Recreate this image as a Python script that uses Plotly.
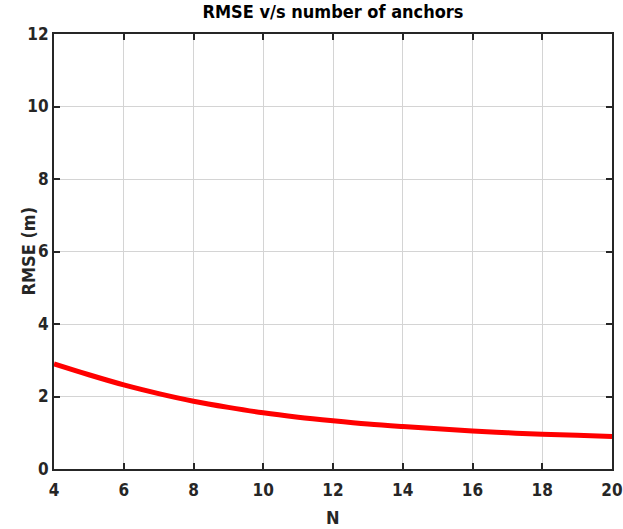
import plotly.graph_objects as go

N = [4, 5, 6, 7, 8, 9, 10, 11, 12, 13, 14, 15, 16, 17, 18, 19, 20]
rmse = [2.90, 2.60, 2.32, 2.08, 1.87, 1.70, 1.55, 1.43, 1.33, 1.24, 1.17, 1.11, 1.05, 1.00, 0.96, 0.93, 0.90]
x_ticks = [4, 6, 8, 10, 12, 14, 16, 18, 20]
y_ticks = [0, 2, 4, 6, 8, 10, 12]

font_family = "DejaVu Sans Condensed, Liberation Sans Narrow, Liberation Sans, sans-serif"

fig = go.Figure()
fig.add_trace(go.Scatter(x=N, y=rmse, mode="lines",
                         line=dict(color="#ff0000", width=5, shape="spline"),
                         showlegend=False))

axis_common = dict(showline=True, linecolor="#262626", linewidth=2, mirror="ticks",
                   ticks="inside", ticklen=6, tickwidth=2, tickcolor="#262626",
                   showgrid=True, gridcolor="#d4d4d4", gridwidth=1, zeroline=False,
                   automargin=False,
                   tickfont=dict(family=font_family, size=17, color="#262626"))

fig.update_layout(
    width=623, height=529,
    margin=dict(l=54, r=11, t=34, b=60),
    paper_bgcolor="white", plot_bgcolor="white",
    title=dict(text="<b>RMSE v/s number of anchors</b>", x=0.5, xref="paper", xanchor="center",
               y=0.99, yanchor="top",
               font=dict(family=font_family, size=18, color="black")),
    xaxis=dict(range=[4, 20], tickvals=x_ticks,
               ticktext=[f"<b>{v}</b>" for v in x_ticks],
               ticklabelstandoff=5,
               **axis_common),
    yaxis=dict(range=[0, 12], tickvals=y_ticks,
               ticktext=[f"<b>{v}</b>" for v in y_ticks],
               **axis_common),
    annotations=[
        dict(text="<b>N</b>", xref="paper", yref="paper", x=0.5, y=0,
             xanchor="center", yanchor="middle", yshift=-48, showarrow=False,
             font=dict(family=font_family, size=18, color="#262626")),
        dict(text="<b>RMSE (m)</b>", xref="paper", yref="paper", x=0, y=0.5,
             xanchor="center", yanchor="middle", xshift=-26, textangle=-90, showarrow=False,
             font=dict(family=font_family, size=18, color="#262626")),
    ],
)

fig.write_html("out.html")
++++++++++++++++++++
Set down again, exactly, the lines of the material above from its first line to the one with "Sans Condensed, Liberation", inclusive. Leave the pictures out.

● **The answer**
Recreate this image as a Python script that uses Plotly.
import plotly.graph_objects as go

N = [4, 5, 6, 7, 8, 9, 10, 11, 12, 13, 14, 15, 16, 17, 18, 19, 20]
rmse = [2.90, 2.60, 2.32, 2.08, 1.87, 1.70, 1.55, 1.43, 1.33, 1.24, 1.17, 1.11, 1.05, 1.00, 0.96, 0.93, 0.90]
x_ticks = [4, 6, 8, 10, 12, 14, 16, 18, 20]
y_ticks = [0, 2, 4, 6, 8, 10, 12]

font_family = "DejaVu Sans Condensed, Liberation Sans Narrow, Liberation Sans, sans-serif"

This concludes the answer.